Grindavik, a fishing town in southwestern Iceland, is still under the threat of volcanic eruptions, and experts consider it uninhabitable in the near future. About 3,700 people lived there before the eruption, a significant number of residents for Iceland, whose total population is only 400,000. The authorities are scrambling to house the residents and contain their financial losses, and the issue is dominating the national debate.

Residents of the town are living in hotel rooms, in summer cottages, in temporary rental apartments or are being hosted by family members.

Thorgerdur Eliasdottir, 67, a restaurant worker from Grindavik, said that she and her cat had moved five times since the town was first evacuated in November. She said that she planned to move again soon, to an apartment that she will be able to rent for three months.

“I have an old timber house in Grindavik,” she said in a telephone interview. “I wish the government would simply put it on a car and drive it to a safe location.”

The Icelandic housing market was already saturated with a combination of population growth and tourism, which has picked up again after the pandemic. More than 8,000 bedrooms in the capital region were available for short-term rental as of last summer, according to Iceland’s tourist board.

For those interested in buying a home, interest rates are at more than 9 percent.

Fannar Jonasson, the mayor of Grindavik, whose office has moved to City Hall in the capital, Reykjavik, said the scarcity of places to live meant residents were now scattered around the country, with many struggling to find long-term housing.

“On all fronts, we are now working toward a long-term solution,” he said Thursday in a phone interview.

Grindavik’s population has grown rapidly in recent years because of an influx of people from Reykjavik, which is only about 30 miles away.

After the eruption, banks agreed to freeze mortgage payments for the residents, but residents said they could not get insurance payouts unless their houses were directly destroyed.

Bryndis Gunnlaugsdottir, a lawyer and a former resident of Grindavik, said that when she saw her neighbor’s house under the lava, but saw her own house still standing, “it was the worst moment since the evacuation.”

Speaking Tuesday at a packed town-hall-style meeting with politicians and scientists, she added that if her house had gone up in flames, her financial stress would ease.

“The noose around my neck would disappear,” she said, because her home would have been covered by insurance.

The government is now partly subsidizing the rent of Grindavik’s former residents, but lawmakers are discussing a bill that would allow the government to buy all the homes there and then offer them back to the former owners once the area was considered safe again.

Vilhjalmur Arnason, a lawmaker and resident of Grindavik, said that that would be the only way to answer the locals’ demands.

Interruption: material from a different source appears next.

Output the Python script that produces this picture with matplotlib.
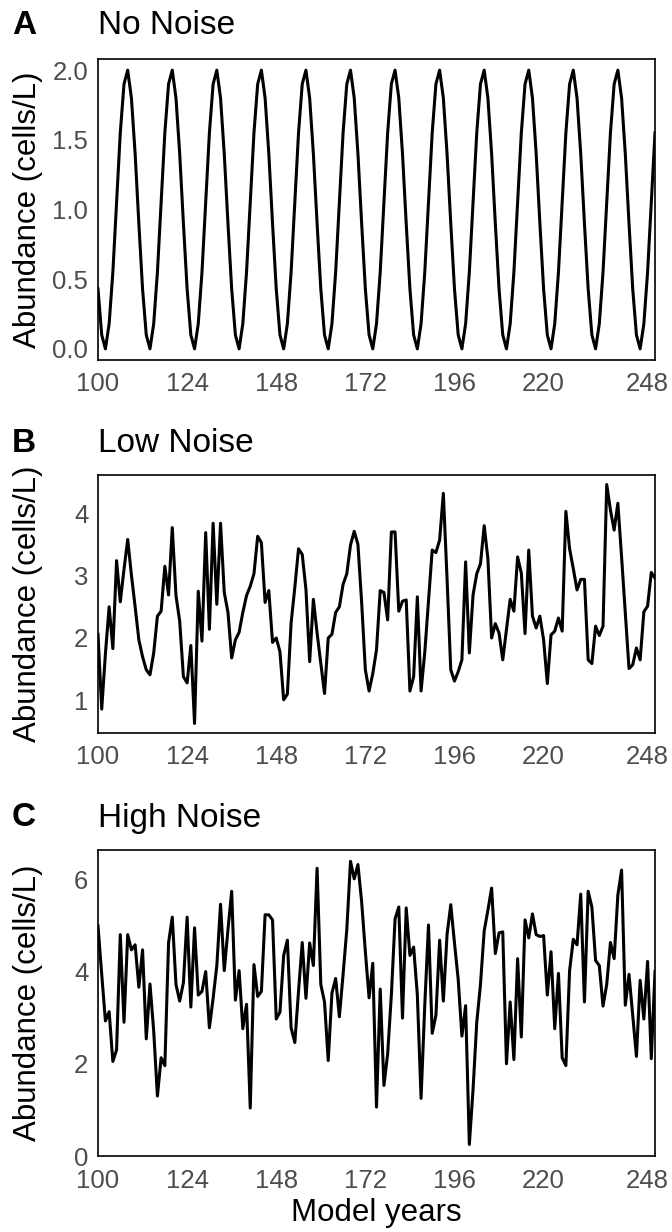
import matplotlib
matplotlib.use("Agg")
import matplotlib.pyplot as plt
from matplotlib.ticker import FormatStrFormatter

plt.rcParams['font.family'] = ['Liberation Sans', 'DejaVu Sans']

years = list(range(100, 251))

no_noise = [
    0.43, 0.10,
    0.00, 0.18, 0.55, 1.05, 1.55, 1.90, 2.00, 1.80, 1.40, 0.90, 0.43, 0.10,
    0.00, 0.18, 0.55, 1.05, 1.55, 1.90, 2.00, 1.80, 1.40, 0.90, 0.43, 0.10,
    0.00, 0.18, 0.55, 1.05, 1.55, 1.90, 2.00, 1.80, 1.40, 0.90, 0.43, 0.10,
    0.00, 0.18, 0.55, 1.05, 1.55, 1.90, 2.00, 1.80, 1.40, 0.90, 0.43, 0.10,
    0.00, 0.18, 0.55, 1.05, 1.55, 1.90, 2.00, 1.80, 1.40, 0.90, 0.43, 0.10,
    0.00, 0.18, 0.55, 1.05, 1.55, 1.90, 2.00, 1.80, 1.40, 0.90, 0.43, 0.10,
    0.00, 0.18, 0.55, 1.05, 1.55, 1.90, 2.00, 1.80, 1.40, 0.90, 0.43, 0.10,
    0.00, 0.18, 0.55, 1.05, 1.55, 1.90, 2.00, 1.80, 1.40, 0.90, 0.43, 0.10,
    0.00, 0.18, 0.55, 1.05, 1.55, 1.90, 2.00, 1.80, 1.40, 0.90, 0.43, 0.10,
    0.00, 0.18, 0.55, 1.05, 1.55, 1.90, 2.00, 1.80, 1.40, 0.90, 0.43, 0.10,
    0.00, 0.18, 0.55, 1.05, 1.55, 1.90, 2.00, 1.80, 1.40, 0.90, 0.43, 0.10,
    0.00, 0.18, 0.55, 1.05, 1.55, 1.90, 2.00, 1.80, 1.40, 0.90, 0.43, 0.10,
    0.00, 0.18, 0.55, 1.05, 1.55,
]

low_noise = [
    2.06, 0.86, 1.75, 2.50, 1.83, 3.24, 2.58, 3.10, 3.58, 3.01,  # 100-109
    2.50, 1.97, 1.70, 1.49, 1.41, 1.76, 2.35, 2.43, 3.15, 2.69,  # 110-119
    3.77, 2.68, 2.27, 1.38, 1.28, 1.88, 0.63, 2.75, 1.95, 3.69,  # 120-129
    2.14, 3.84, 2.54, 3.84, 2.73, 2.41, 1.68, 1.97, 2.09, 2.41,  # 130-139
    2.68, 2.83, 3.03, 3.63, 3.53, 2.57, 2.76, 1.93, 2.00, 1.78,  # 140-149
    1.01, 1.10, 2.24, 2.81, 3.43, 3.34, 2.78, 1.62, 2.62, 2.08,  # 150-159
    1.59, 1.11, 2.00, 2.06, 2.41, 2.50, 2.86, 3.03, 3.49, 3.71,  # 160-169
    3.50, 2.57, 1.49, 1.15, 1.43, 1.81, 2.76, 2.73, 2.29, 3.70,  # 170-179
    3.70, 2.43, 2.59, 2.61, 1.15, 1.38, 2.66, 1.15, 1.77, 2.60,  # 180-189
    3.41, 3.37, 3.57, 4.32, 2.95, 1.49, 1.31, 1.46, 1.65, 3.22,  # 190-199
    1.76, 2.69, 3.03, 3.19, 3.80, 3.27, 2.00, 2.23, 2.08, 1.65,  # 200-209
    2.14, 2.62, 2.43, 3.30, 3.04, 2.07, 3.41, 2.35, 2.16, 2.35,  # 210-219
    1.97, 1.27, 2.05, 2.11, 2.32, 2.11, 4.03, 3.43, 3.11, 2.77,  # 220-229
    2.94, 2.94, 1.65, 1.59, 2.19, 2.04, 2.19, 4.46, 4.05, 3.73,  # 230-239
    4.16, 3.30, 2.41, 1.51, 1.57, 1.84, 1.65, 2.42, 2.51, 3.05,  # 240-249
    2.96,
]

high_noise = [
    4.99, 3.94, 2.93, 3.13, 2.05, 2.30, 4.80, 2.90, 4.80, 4.47,  # 100-109
    4.58, 3.66, 4.47, 2.54, 3.73, 2.71, 1.30, 2.13, 1.96, 4.62,  # 110-119
    5.18, 3.72, 3.36, 3.76, 5.18, 3.23, 4.95, 3.49, 3.57, 4.00,  # 120-129
    2.78, 3.42, 4.13, 5.46, 4.02, 4.91, 5.74, 3.38, 4.02, 2.76,  # 130-139
    3.29, 1.04, 4.15, 3.46, 3.57, 5.23, 5.23, 5.12, 2.97, 3.12,  # 140-149
    4.35, 4.68, 2.78, 2.46, 3.57, 4.63, 3.42, 4.62, 4.13, 6.24,  # 150-159
    3.72, 3.34, 2.07, 3.53, 3.85, 3.02, 3.94, 4.91, 6.39, 6.01,  # 160-169
    6.32, 5.51, 4.43, 3.43, 4.18, 1.06, 3.62, 1.53, 2.21, 3.49,  # 170-179
    5.14, 5.40, 2.99, 5.38, 4.35, 4.53, 3.49, 1.25, 3.27, 5.01,  # 180-189
    2.66, 3.05, 4.68, 3.36, 4.80, 5.45, 4.62, 3.83, 2.60, 3.26,  # 190-199
    0.25, 1.44, 2.90, 3.72, 4.88, 5.33, 5.81, 4.39, 4.84, 4.86,  # 200-209
    2.00, 3.34, 2.09, 4.28, 2.58, 5.12, 4.73, 5.25, 4.80, 4.76,  # 210-219
    4.78, 3.49, 4.43, 2.76, 3.96, 2.13, 1.96, 4.02, 4.70, 4.58,  # 220-229
    5.68, 3.34, 5.74, 5.40, 4.24, 4.13, 3.25, 3.72, 4.63, 4.28,  # 230-239
    5.66, 6.20, 3.27, 3.94, 3.05, 2.16, 3.81, 2.97, 4.22, 2.11,  # 240-249
    4.00,
]

panels = [
    ("A", "No Noise", no_noise, [0.0, 0.5, 1.0, 1.5, 2.0], "%.1f"),
    ("B", "Low Noise", low_noise, [1, 2, 3, 4], "%d"),
    ("C", "High Noise", high_noise, [0, 2, 4, 6], "%d"),
]
xticks = [100, 124, 148, 172, 196, 220, 248]

W, H = 672, 1232
# frame boxes in pixels: (top, bottom), title centre y
frames = [(59, 360, 26), (475, 733, 443), (850, 1156, 818)]
left_px, right_px = 98, 655

fig = plt.figure(figsize=(W / 100, H / 100), dpi=100)

for (letter, title, values, yticks, fmt), (top, bot, ty) in zip(panels, frames):
    ax = fig.add_axes([left_px / W, 1 - bot / H,
                       (right_px - left_px) / W, (bot - top) / H])
    ax.plot(years, values, color="black", linewidth=2.2)
    ax.set_xlim(100, 250)
    ax.margins(y=0.04)
    ax.set_xticks(xticks)
    ax.set_yticks(yticks)
    ax.yaxis.set_major_formatter(FormatStrFormatter(fmt))
    ax.tick_params(length=0, labelsize=18.5, labelcolor="#4d4d4d")
    ax.tick_params(axis="y", pad=7)
    ax.tick_params(axis="x", pad=9)
    for s in ax.spines.values():
        s.set_linewidth(1.2)
        s.set_color("black")

    fig.text(12 / W, 1 - ty / H, letter, fontsize=24, fontweight="bold",
             ha="left", va="center")
    fig.text(left_px / W, 1 - ty / H, title, fontsize=24,
             ha="left", va="center")
    fig.text(28 / W, 1 - (top + bot) / 2 / H, "Abundance (cells/L)",
             fontsize=22.5, rotation=90, ha="center", va="center")

fig.text((left_px + right_px) / 2 / W, 1 - 1213 / H, "Model years",
         fontsize=22.5, ha="center", va="center")

fig.savefig("out.png", dpi=100)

“Let us build a new home now,” he said in a phone interview as he left a meeting with the government’s finance committee in Reykjavik. “So we can find a new point to start on.”

Volcanologists said that, according to predictions, the volcanic activity on the southwestern Reykjanes Peninsula, where Grindavik is, was going to last 10 to 20 years. Recent earthquakes have also created cracks in the town, and last month, a construction worker fell down a crater believed to be 40 meters, or more than 130 feet, deep. He is presumed dead. The eruption also broke the main pipeline channeling hot water into Grindavik’s homes.

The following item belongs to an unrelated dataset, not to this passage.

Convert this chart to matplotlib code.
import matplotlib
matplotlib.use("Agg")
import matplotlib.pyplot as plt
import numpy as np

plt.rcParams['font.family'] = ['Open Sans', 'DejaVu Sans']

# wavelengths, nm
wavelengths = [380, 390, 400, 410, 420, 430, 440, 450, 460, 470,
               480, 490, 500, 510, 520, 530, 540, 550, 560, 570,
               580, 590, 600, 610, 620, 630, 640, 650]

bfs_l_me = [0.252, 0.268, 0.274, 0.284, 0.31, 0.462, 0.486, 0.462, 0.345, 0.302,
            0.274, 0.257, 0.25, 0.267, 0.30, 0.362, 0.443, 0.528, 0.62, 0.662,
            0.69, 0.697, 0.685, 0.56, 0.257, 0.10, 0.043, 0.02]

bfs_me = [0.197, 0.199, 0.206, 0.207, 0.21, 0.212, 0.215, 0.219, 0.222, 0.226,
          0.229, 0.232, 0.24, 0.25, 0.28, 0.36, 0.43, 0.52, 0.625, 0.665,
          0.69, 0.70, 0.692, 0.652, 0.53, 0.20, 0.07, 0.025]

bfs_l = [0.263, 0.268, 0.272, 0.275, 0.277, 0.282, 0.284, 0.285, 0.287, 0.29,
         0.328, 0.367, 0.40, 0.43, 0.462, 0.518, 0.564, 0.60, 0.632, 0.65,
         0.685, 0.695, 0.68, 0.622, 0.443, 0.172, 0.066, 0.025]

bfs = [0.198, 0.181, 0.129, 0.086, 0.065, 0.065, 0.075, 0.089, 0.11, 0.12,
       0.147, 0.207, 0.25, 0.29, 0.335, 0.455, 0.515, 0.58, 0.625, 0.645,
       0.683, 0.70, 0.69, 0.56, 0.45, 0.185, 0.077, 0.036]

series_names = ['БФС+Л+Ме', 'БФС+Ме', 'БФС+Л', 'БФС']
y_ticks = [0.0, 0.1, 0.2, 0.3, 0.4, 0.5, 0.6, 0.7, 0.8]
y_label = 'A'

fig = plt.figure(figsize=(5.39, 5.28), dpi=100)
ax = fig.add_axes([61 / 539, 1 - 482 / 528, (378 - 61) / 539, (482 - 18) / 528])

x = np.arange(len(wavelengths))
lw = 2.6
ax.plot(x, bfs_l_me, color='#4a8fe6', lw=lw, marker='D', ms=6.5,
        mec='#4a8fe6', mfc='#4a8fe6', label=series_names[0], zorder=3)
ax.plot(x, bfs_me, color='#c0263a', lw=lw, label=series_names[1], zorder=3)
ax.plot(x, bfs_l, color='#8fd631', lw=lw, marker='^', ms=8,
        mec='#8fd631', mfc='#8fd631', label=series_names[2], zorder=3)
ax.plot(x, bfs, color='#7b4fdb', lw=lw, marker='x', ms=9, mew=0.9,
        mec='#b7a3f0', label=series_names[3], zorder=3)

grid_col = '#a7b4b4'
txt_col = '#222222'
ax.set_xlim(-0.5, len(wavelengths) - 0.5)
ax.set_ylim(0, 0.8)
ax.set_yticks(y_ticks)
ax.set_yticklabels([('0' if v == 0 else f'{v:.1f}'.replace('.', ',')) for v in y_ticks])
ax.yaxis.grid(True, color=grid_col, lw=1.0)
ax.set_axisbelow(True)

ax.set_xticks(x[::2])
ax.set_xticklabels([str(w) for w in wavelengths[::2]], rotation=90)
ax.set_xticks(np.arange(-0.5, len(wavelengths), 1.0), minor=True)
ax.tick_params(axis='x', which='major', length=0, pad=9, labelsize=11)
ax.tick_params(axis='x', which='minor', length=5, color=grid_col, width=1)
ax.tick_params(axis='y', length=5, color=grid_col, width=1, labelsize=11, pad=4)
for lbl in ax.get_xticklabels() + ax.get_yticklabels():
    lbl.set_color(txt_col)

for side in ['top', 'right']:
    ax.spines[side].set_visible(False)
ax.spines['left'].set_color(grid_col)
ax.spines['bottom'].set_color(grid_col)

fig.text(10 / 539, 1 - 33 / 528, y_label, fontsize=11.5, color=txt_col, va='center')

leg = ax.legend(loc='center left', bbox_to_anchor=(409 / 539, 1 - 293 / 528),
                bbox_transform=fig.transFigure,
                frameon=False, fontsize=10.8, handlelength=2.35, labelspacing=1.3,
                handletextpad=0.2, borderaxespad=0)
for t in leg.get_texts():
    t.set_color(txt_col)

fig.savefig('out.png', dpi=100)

“The grounds for people to inhabit Grindavik are not in sight,” said Magnus Tumi Gudmundsson, who advises the civil defense agency.

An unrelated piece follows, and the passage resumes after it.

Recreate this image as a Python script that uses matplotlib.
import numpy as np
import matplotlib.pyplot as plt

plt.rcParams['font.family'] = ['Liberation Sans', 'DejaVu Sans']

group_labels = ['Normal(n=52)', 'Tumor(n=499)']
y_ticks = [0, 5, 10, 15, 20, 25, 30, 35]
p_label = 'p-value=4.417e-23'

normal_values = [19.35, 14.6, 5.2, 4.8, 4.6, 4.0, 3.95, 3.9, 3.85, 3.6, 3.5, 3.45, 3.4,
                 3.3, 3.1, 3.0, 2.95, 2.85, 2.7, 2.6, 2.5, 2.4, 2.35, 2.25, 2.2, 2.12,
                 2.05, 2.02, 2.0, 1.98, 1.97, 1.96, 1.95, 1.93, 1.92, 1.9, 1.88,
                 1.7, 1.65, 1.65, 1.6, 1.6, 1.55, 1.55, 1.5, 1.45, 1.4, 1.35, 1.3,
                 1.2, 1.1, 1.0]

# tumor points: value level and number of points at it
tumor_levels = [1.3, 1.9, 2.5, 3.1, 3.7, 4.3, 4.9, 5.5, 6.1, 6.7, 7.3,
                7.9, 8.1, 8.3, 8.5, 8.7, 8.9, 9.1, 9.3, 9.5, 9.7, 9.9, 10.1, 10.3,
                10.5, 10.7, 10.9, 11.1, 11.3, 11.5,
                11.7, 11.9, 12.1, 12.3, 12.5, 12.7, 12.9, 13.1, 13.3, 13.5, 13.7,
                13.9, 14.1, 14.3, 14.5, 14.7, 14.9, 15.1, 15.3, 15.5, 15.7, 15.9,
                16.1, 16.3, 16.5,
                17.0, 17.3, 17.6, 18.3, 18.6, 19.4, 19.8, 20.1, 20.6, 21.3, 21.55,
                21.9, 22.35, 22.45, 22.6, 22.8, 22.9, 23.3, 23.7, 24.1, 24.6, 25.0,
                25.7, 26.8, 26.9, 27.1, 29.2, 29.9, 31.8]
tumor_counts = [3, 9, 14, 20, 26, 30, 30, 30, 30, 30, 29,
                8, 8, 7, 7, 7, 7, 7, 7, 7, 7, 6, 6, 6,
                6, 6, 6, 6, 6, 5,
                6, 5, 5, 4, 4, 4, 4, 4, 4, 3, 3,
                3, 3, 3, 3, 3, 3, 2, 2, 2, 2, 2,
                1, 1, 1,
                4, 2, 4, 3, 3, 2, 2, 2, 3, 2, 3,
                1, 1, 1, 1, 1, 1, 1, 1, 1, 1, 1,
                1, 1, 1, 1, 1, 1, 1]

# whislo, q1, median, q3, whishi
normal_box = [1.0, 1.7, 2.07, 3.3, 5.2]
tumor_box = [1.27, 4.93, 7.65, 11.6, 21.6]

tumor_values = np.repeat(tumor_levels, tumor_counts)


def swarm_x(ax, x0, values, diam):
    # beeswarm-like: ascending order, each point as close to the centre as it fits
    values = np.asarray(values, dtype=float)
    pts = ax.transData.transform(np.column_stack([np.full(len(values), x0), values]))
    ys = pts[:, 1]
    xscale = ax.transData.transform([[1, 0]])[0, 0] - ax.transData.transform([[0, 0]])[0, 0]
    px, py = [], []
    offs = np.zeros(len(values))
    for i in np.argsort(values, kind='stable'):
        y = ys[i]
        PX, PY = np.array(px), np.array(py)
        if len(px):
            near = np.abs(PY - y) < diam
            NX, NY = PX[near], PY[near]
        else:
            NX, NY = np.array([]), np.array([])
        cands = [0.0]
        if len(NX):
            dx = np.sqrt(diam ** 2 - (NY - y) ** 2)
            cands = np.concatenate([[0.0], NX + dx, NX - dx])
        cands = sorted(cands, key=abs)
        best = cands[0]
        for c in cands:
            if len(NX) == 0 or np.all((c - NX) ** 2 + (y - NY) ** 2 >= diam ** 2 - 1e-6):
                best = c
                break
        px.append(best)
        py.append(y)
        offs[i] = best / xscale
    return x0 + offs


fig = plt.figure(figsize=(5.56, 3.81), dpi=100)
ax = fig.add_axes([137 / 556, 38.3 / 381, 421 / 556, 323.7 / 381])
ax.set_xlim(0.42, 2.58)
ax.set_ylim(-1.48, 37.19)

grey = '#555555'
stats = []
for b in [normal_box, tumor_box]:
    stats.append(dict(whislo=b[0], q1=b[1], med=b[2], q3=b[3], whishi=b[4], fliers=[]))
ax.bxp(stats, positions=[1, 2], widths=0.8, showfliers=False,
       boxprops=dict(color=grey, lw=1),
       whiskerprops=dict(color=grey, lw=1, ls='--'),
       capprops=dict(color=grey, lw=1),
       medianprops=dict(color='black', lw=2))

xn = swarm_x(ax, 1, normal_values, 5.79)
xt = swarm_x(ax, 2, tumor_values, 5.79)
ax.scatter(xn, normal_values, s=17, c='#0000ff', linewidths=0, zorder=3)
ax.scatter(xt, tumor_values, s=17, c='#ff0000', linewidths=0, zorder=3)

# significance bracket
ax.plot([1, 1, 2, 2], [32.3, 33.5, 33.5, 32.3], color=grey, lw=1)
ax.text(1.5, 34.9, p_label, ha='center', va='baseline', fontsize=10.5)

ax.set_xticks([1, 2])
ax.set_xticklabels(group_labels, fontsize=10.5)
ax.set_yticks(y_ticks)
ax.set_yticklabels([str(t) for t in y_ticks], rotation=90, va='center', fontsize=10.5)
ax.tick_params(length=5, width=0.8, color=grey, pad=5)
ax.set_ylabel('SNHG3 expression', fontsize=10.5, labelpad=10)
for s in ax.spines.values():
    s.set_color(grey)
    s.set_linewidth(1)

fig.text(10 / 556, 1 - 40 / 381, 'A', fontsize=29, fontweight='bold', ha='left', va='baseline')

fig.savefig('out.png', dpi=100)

But Mr. Gudmundsson added that the volcanic activity could move away from the craters menacing Grindavik, allowing the town to be safe again.

Gisli Palsson, an anthropology professor who studied the impact of a 1973 eruption on the Westman Islands, the last time a volcanic eruption displaced part of Iceland’s population, said that the doomsday predictions for Grindavik reminded him of the despairing tone in the first weeks after the eruption there.

“At first, many people said it was over for the town,” he said. But, he added, when the eruption stopped, many people, who had strong roots in the area, eventually went back.